July has been a busy month in Ewhurst with various events taking place including the Big Day/Night Out, the Horticultural Show, and, of course, the LEAP Clear Out Day on the 6th July. Again, this was a great success with a wide variety of items, from toys/books and small pieces of furniture to gardening tools, being brought along and taken away plus the added attraction of bacon butties sold by the Youth Club in aid of the new Playground. The smart new LEAP banner was also on display and everyone, dogs and children included, seemed to be having a really good time.

This year, Lesley Wood from the Horticultural Society organised a Plant Swap, which proved so popular that we hope this might become a permanent feature of future Clear Out Days.

LEAP has recently taken on the responsibility of helping the SCC with footpath clearance and waymarking around Ewhurst. An interesting and informative training session was held in June when were each issued with a basic kit containing sufficient tools necessary to trim back a footpath (e.g., secateurs, small saw, waymarkers, etc).

The training session was followed on the following Saturday by a working party to clear vegetation and do some waymarking on Footpaths 70, 71 and 75 around Buildings Wood. This took place under the leadership of SCC Rights of Way Officer, Nicky Scott, and was great fun as well as being constructive. We avoided treading on the wild orchids which grow in the area. We expect most working parties to last a couple of hours or so and be held on Saturday mornings. We are hoping that Leadership training for volunteers wishing to take on that role will be provided soon, possibly in August. If more advanced equipment is needed for clearing an area, specialist training will be given and a Leader + First Aider would accompany any group undertaking these more arduous tasks.

Additional volunteers would be extremely welcome, so please let us know if you think you would enjoy such an activity.


Now the nights are drawing in, trees are slowly starting to change colour and hedgerows have their Autumn decoration of berries. I’ve spotted Hips and Haws (Rosehips and Hawthorn berries), Sloes, and Black Bryony berries. Lords and Ladies can be also found by the hedgerows. On the green opposite the Bull’s Head, there is a Hawthorn tree with an amazing number of berries. Hawthorn trees, in particular, are associated with fairies, and it is considered bad luck to bring a branch of hawthorn blossom into your house without asking the tree’s guardian fairy for permission. Oak, Ash and Thorn trees growing together are supposed to have magical powers.

Sadly the blackberries are not good this year, presumably because of the rather bizarre weather we’ve had this summer.
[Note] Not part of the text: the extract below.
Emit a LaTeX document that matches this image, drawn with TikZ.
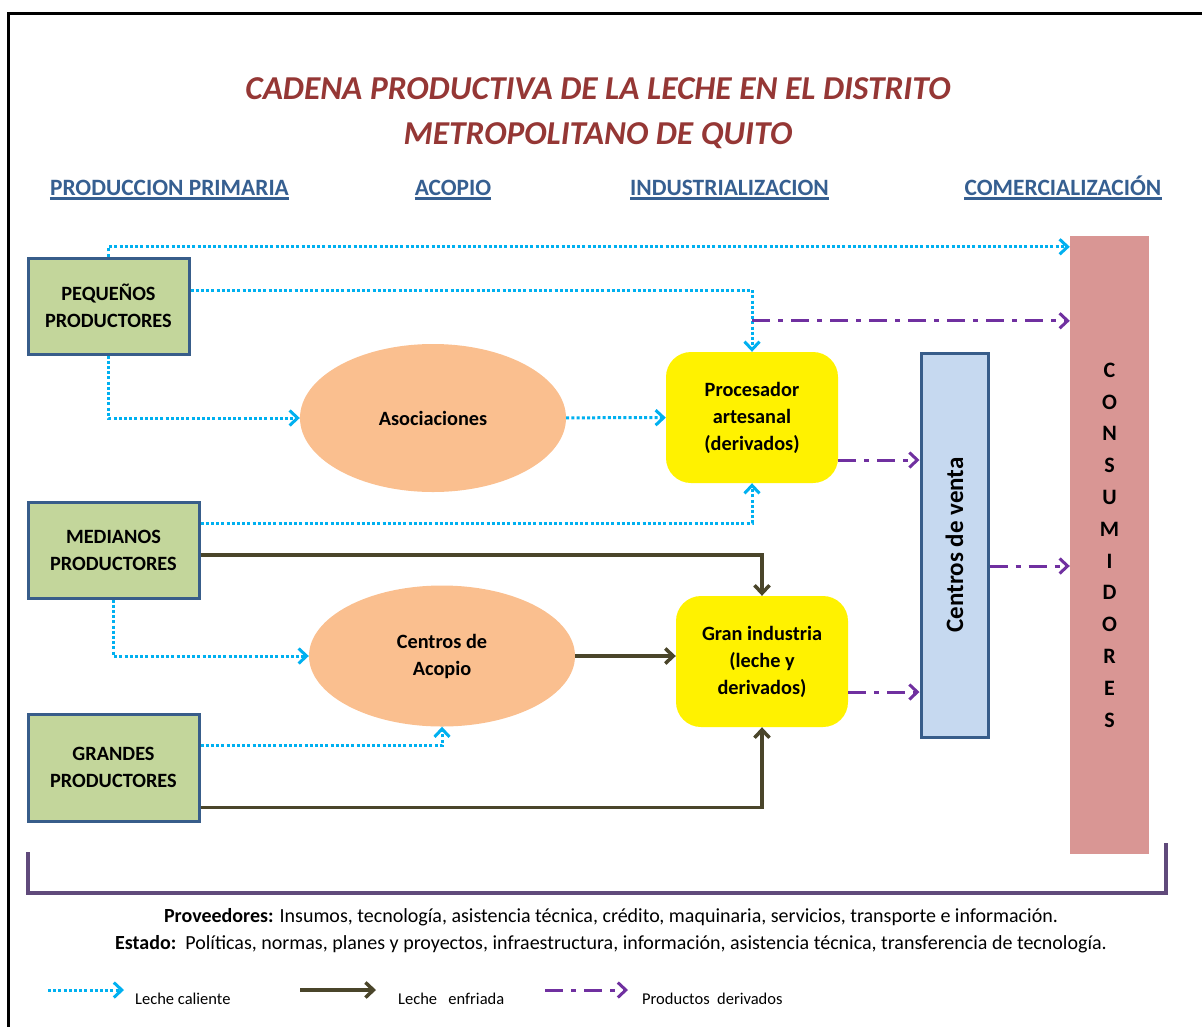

Usual hotspots have proved unfruitful – barely enough for an apple and blackberry pie. When testing ripeness, I aim for the upper branches and Minnie (black lab) works the lower ones. Quite a few dogs like blackberries, so it is probably not a good idea to pick any near the ground as they may well have been licked. For some reason, the few juicy ones this year seem to have been more at Minnie’s level than mine.

A couple of months ago, I was woken by loud squawking noises in the garden. Looking out of the window, I was amazed to see an alarming number of jackdaws lined up on the lawn, tree house and runner beans. The squawking had been caused by a couple of aggressive magpies dive bombing them on the lawn. The jackdaws were patiently queuing up for bird seed placed into the new guaranteed jackdaw (and squirrel) proof containers. This was depressing. However, after a few more abortive attempts, a feeder was purchased, which actually kept jackdaws/squirrels out and let small birds in. Since this acquisition, the jackdaws have turned their attention to our apple tree, from which they have been taking one of their ‘5 a day’. We are more than happy with this development as the apples, despite their promising appearance, are dry and tasteless.

Thanks to the LEAP Wild Flower Quiz at the Ewhurst Carnival, I can now tell the difference between Cow Parsley and Wild Angelica. I was wondering whether Wild Angelica was the same sort that is candied and sold as a cake decoration but Garden Angelica is generally used for this purpose.

LEAP plans to have an Autumn walk before the weather becomes too chilly, so keep an eye on the website to find out when this will take place.